There are indeed no elements of norm $2$, but there are elements of norm $-2$.
• $(2+\sqrt 6)(\sqrt 6-2)=2 \in (2+\sqrt 6)$ and $2+\sqrt 6 - 2=\sqrt 6 \in (2+\sqrt 6)$. So $(2+\sqrt 6)=(2,\sqrt 6)$ – James Apr 28 '15 at 10:46
Where you went wrong is where you overlooked the Diophantine equation $x^2 - 6y^2 = -2$. The fundamental unit of this ring is $5 + 2 \sqrt 6$, which has a norm of 1, not $-1$. This means that if $x^2 - 6y^2 = n$ has no solutions, it does not rule out that $x^2 - 6y^2 = -n$ might.
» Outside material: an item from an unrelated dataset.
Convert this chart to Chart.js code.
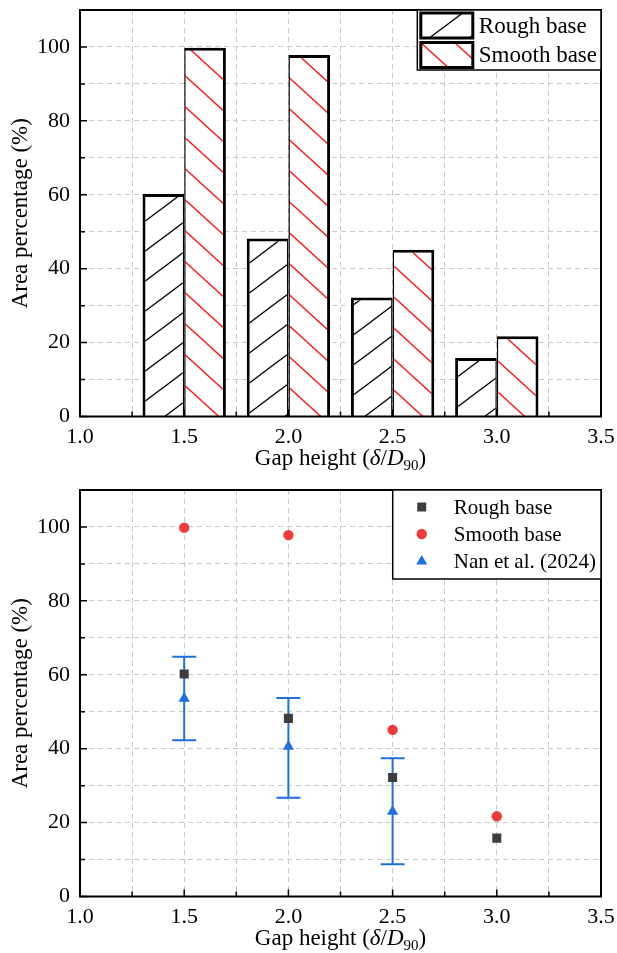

And indeed $x^2 - 6y^2 = -2$ does have infinitely many solutions, with the most obvious one being $x = 2$, $y = 1$, which you yourself later discovered. Then $(2 + \sqrt 6)(5 + 2 \sqrt 6)$ gives another, and from there you can figure out how to get as many as you want.
More importantly to your query, however, $(2 - \sqrt 6)(2 + \sqrt 6) = -2$, and since $-2 \in \langle 2 \rangle$, combined with the fact that $(2 + \sqrt 6)(3 - \sqrt 6) = \sqrt 6$, we find that both $\langle 2 \rangle$ and $\langle \sqrt 6 \rangle$ are properly contained in $\langle 2 + \sqrt 6 \rangle$, which is not only a principal ideal but a prime ideal after all.
You were right that 2 ramifies, as we have $\langle 2 \rangle = \langle 2 + \sqrt 6 \rangle^2$. In general, if $\mathbb Q(\sqrt{pq})$ (with $p$ and $q$ distinct primes) is a principal ideal domain, you can find factorizations for $\pm p$, $\pm q$ in that domain, and consequently that $\sqrt{pq}$ is reducible.